Monday, 5 September 2005

This presentation is part of: Poster Session I

The SUERC AMS Laboratory after 3 years

Stewart P.H.T. Freeman1, Paul Bishop2, Charlotte L. Bryant3, Gordon Cook1, Andrew Dougans1, Tanya Ertunc3, Anthony Fallick1, Raja Ganeshram4, Colin Maden1, Philip Naysmith1, Christoph Schnabel1, Marian Scott2, Michael Summerfield4, and Sheng Xu1. (1) Scottish Universities Environmental Research Centre, Scottish Enterprise Technology Park, Rankine Avenue, East Kilbride, G75 0QF, United Kingdom, (2) University of Glasgow, Glasgow, United Kingdom, (3) Natural Environment Research Council Radiocarbon Laboratory, Scottish Enterprise Technology Park, Rankine Avenue, East Kilbride, G75 0QF, United Kingdom, (4) University of Edinburgh, Edinburgh, United Kingdom

The new SUERC AMS Laboratory was described at AMS-9. Since then there have been technological developments, added and improved analysis capability, the formation of additional complimentary groups, the purchase of another instrument, and 7000 samples measured.
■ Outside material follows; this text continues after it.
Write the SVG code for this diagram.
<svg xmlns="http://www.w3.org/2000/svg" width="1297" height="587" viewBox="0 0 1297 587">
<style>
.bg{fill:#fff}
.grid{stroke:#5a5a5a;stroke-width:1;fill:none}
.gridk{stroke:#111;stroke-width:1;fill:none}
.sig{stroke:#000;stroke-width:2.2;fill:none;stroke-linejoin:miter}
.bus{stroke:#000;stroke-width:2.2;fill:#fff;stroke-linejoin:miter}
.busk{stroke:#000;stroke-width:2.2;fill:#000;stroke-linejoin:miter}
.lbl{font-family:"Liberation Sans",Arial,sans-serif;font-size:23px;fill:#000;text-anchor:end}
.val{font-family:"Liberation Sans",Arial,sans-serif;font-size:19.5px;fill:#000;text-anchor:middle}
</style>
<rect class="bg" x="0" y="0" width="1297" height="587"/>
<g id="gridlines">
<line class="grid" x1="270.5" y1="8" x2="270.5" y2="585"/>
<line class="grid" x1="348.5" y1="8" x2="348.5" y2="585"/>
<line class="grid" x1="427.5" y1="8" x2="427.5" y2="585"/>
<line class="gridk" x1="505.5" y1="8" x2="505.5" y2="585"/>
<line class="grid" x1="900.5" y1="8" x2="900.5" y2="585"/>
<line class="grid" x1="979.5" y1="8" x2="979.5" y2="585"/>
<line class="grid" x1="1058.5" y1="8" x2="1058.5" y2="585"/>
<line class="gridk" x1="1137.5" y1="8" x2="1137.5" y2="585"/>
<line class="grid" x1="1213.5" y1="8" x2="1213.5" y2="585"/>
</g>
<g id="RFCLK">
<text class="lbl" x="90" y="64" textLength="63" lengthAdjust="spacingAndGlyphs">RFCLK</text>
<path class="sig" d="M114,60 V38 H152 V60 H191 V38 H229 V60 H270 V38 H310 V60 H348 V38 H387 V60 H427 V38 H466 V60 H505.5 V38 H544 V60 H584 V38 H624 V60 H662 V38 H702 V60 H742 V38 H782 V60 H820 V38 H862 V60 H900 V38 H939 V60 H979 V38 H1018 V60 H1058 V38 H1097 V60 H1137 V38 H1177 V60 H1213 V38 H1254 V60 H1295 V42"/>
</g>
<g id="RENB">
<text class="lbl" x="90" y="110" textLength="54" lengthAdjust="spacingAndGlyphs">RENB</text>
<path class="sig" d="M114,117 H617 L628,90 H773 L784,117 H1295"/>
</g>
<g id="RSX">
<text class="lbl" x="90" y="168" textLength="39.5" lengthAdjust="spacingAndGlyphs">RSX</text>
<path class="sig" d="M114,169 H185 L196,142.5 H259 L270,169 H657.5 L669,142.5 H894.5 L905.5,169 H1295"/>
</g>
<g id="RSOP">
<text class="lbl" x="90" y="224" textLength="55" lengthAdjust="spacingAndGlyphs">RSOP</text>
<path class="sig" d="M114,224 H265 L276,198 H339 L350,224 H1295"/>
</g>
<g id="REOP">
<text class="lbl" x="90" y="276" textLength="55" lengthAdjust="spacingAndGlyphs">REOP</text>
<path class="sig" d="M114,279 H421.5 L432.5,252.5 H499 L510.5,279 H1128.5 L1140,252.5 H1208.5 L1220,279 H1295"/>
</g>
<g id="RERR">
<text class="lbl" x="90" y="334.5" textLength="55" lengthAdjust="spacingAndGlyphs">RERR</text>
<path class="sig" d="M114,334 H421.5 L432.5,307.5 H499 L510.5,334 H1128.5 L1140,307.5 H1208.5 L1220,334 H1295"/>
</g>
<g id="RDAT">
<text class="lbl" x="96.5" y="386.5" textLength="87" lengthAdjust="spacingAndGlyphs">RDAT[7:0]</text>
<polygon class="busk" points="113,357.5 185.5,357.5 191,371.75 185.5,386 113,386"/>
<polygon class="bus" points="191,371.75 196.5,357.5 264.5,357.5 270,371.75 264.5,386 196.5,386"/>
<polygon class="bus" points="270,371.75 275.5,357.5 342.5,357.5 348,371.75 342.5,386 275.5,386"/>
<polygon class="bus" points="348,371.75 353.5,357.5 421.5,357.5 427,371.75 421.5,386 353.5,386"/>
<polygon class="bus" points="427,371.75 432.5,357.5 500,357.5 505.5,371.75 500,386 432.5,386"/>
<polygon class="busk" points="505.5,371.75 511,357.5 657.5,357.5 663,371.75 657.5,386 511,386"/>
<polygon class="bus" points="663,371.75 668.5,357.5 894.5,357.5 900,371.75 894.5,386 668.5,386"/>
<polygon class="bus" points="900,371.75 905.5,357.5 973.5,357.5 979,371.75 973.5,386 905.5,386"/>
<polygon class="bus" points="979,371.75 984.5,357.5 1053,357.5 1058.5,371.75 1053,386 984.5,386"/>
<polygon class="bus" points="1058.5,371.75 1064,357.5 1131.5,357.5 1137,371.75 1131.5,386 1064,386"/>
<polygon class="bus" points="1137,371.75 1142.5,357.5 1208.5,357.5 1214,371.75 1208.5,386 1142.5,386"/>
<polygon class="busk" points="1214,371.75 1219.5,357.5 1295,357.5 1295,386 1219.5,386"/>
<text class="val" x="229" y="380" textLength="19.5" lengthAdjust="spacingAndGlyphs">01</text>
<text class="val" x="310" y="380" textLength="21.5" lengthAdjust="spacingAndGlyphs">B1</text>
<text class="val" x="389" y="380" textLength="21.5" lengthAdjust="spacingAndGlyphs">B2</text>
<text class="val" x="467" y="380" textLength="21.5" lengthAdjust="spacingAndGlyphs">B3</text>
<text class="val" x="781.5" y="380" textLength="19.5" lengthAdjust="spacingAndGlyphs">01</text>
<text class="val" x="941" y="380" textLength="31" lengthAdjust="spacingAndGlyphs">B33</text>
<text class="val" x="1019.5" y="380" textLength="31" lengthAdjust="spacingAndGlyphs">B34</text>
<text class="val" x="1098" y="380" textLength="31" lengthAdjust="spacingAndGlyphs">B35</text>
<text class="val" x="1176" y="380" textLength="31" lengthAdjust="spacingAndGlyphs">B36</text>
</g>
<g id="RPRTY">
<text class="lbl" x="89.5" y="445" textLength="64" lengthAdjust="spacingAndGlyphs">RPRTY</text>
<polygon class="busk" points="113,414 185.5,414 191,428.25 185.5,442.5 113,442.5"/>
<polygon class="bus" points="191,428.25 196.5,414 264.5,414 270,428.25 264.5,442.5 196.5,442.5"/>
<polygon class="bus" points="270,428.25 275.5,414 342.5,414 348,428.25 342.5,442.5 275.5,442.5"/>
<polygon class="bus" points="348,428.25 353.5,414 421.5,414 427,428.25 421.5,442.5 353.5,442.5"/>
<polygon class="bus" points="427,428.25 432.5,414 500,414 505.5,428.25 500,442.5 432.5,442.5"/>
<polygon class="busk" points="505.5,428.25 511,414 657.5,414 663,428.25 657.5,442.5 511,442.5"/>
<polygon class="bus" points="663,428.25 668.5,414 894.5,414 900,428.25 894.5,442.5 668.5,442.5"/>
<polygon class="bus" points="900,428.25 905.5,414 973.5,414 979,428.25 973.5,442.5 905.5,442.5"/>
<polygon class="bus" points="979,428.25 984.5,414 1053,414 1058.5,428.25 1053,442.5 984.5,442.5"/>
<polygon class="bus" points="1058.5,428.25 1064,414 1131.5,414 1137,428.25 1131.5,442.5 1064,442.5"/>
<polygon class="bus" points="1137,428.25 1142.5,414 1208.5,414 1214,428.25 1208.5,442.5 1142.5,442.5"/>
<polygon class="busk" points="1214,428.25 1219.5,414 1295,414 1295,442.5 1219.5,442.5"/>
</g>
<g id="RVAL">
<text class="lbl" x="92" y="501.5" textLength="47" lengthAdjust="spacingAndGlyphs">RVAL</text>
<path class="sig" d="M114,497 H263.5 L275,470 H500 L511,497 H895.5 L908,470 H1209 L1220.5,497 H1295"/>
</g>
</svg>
A series of modifications to the 5 MV Pelletron to manage accelerator sparks culminated in installation of spark-hardened tube supports. Full-terminal potential running is now routine and 5 MV is proving sufficient for all species. Ion detection and evaluation has also been improved by the use of even thinner detector windows (<100 nm) as necessary and a more powerful on-line data analysis system that can run several counters cascaded through an arbitrary series of gates. Be, C, Al, Cl, Ca and I-AMS are established with measured species changing weekly. Routine radiocarbon measurement is to 3‰ precision at medium (60 µA C-) current. Higher precision analysis, fast high-current measurement and low-current analysis with secure on-line δ13C determination are also possible. Graphite samples of as little as 100 µg C can be accommodated. Even smaller samples can be measured as CO2 using He carrier in the gas capable ion source, although the currents (15 µA C-) are only a tenth of that achievable with graphite. Laboratory inter-comparisons have confirmed the local capabilities for preparing and measuring the other species, and applications measurements are on-going. Two new sample preparation laboratories at SUERC are the NERC Cosmogenic Isotope Analysis Facility and a similar University of Glasgow laboratory. Locally AMS is now divided amongst six groups, although samples prepared further afield are also accepted. Small sample radiocarbon measurement in particular has been sufficiently promising that a single-stage accelerator mass spectrometer has been ordered. This instrument is intended for the development of compound-specific radiocarbon science as well as providing operational flexibility. The spectrometer design is not restricted to the analysis of negative ions and the instrument will include a bipolar deck bias capability and additional ion source for positive ion-AMS experimentation. The University of Oxford microprobe AMS ion source has also been obtained.